What Can I Use Law Firm Funding For?

Like any business, a law firm may sometimes suffer from an inconsistent income stream. But unlike other businesses, law firms have a unique option available to address this issue: law firm funding. This alternative financing method allows law firms to leverage strong cases now rather than waiting for settlement to come in later. Best of all, the choice of how to use law firm funding is yours, from paying current expenses and financing new cases to growing the firm.

How to Use Law Firm Funding: Alternative Financing for Catching Up and Moving Ahead

Smart practitioners know that the firm’s current caseload can generate capital twice. With litigation funding, a law firm can pledge a portion of the proceeds anticipated from one or more cases as collateral for an advance or line of credit today and then earn fees and repay the advance or draw when it wins the case or cases.

Even if aware of this alternative financing option, not all law firms are sure how to use law firm funding. They can’t imagine that it could be that easy to capitalize on their current cases or even what the limits are on using the funding. But the sky’s the limit, as they say—the funding can be used for any firm-related purpose.

The Terms of Law Firm Funding Let You Decide Where the Money Goes

The independence of law firm control is sacrosanct. Seeking financing sometimes creates a feeling of vulnerability to that control. Law firm financing leaves the control of the firm and of the use of funding strictly with the firm.

The terms of law firm funding allow a firm to use the money in whatever way it sees fit—whether that means covering personnel and other operating expenses while carrying a caseload involving complex litigation or even expanding the firm’s talent and geographical reach. Litigation funding offers law firms the flexibility to use the funding in whatever manner best serves the continued growth or prosperity of the practice.

Cover Overhead with a Complex Litigation Caseload

Firms handling a significant load of contingency fee cases or even a single case involving complex litigation may struggle to generate enough cash flow to meet overhead and other ongoing expenses. Litigation funding is alternative financing for lawyers that fills that void.

Some areas of law tend to require more resources and generate sizeable—albeit sporadic—income for the firms handling them. Cases that fall in this category are often found in the following areas:

  • Commercial litigation
  • Class action lawsuits
  • DIP financing for Chapter 11 bankruptcies
  • Insolvency litigation
  • International arbitration
  • Law firm litigation, operations, and growth expenses
  • Patent litigation
  • Securities and shareholder lawsuits and
  • Competition and antitrust litigation

Law firm decisionmakers turn to law firm funding to bolster financial security today, knowing repayment will be due when—and only when—the collateralized case or cases win.

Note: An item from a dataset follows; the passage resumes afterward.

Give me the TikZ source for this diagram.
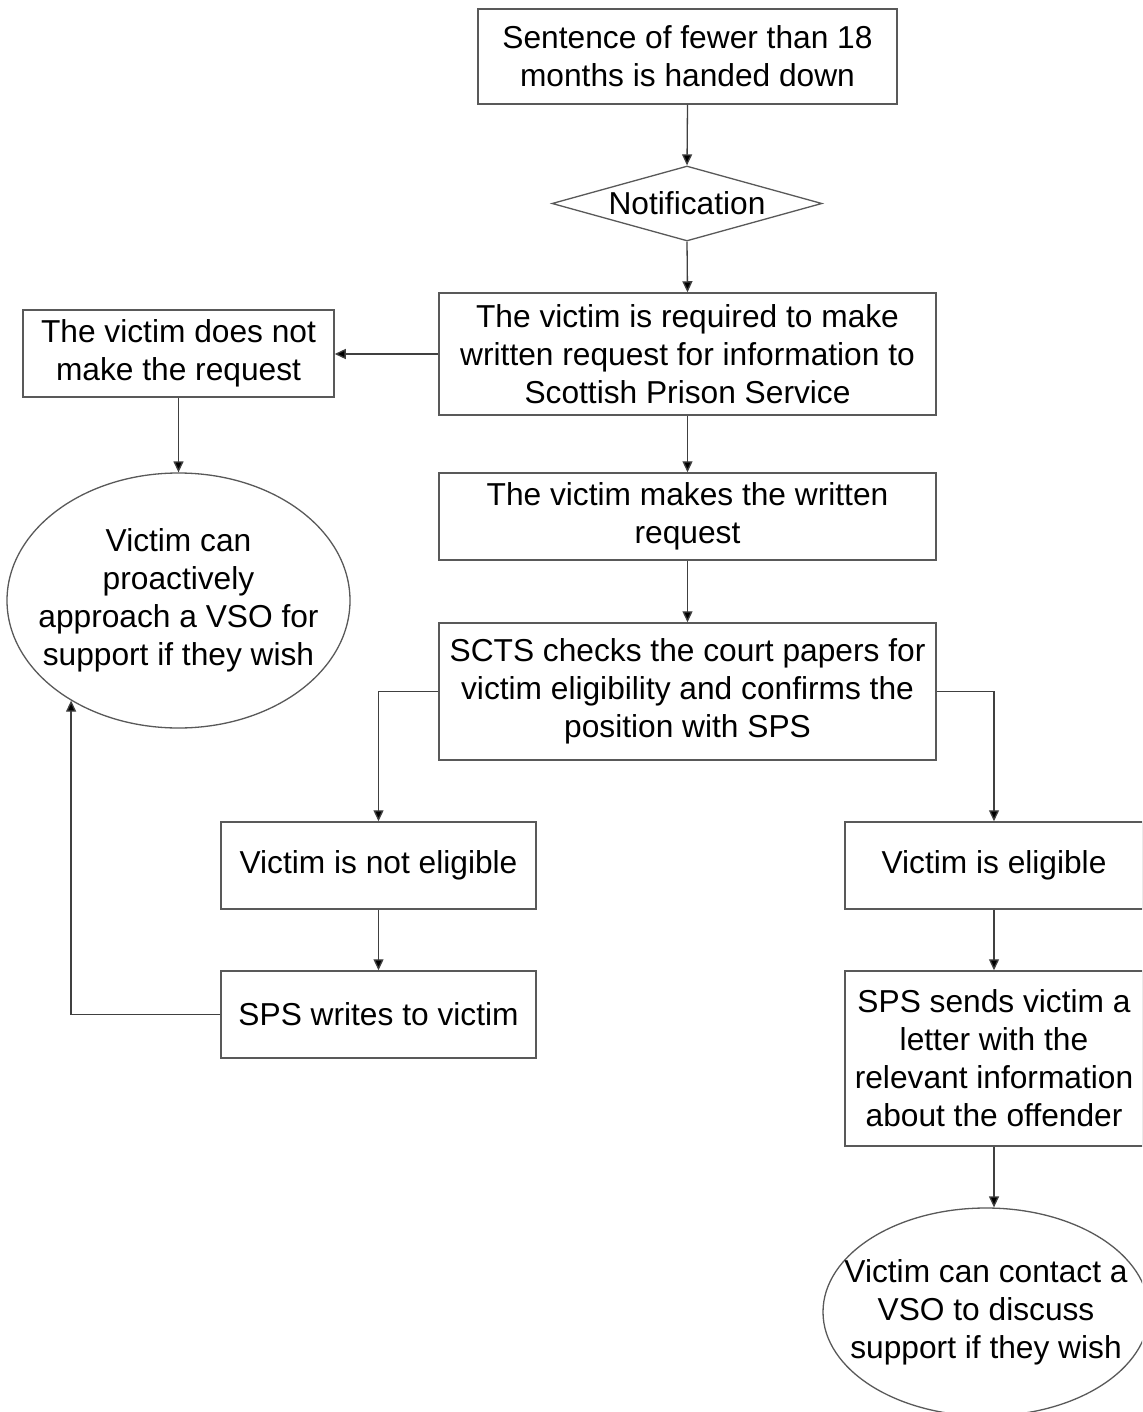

Alternative Financing for Lawyers Growing Their Firms

A law firm is a business that requires discernment and careful planning in its operation and management. When a firm’s goal is growth, financial planning is key to avoid jeopardizing current operations. Because there are no strings on how law firms may use litigation funding, they may use the capital they receive to fund growth or expansion.

Discerning lawyers know that litigation funding allows them the opportunity to explore growth options using existing resources. Funding is secured by pledging one or more cases anticipated to have a significant return and repayment of the advance or line of credit is required only when a pledged case is successful. In other words, litigation funding is non-recourse financing that allows a firm a risk-free means to acquire talent, expand staff support, and even extend its geographic base.

Learn How Litigation Funding or a Law Firm Line of Credit Can Help You

Law firm funding uses are limited only by a firm leadership’s creativity. Using one or more existing cases as collateral, firms are free to use the resulting advance as they see fit, and repayment is required only by success in the pledged case or portfolio of cases, which in turn funds that repayment.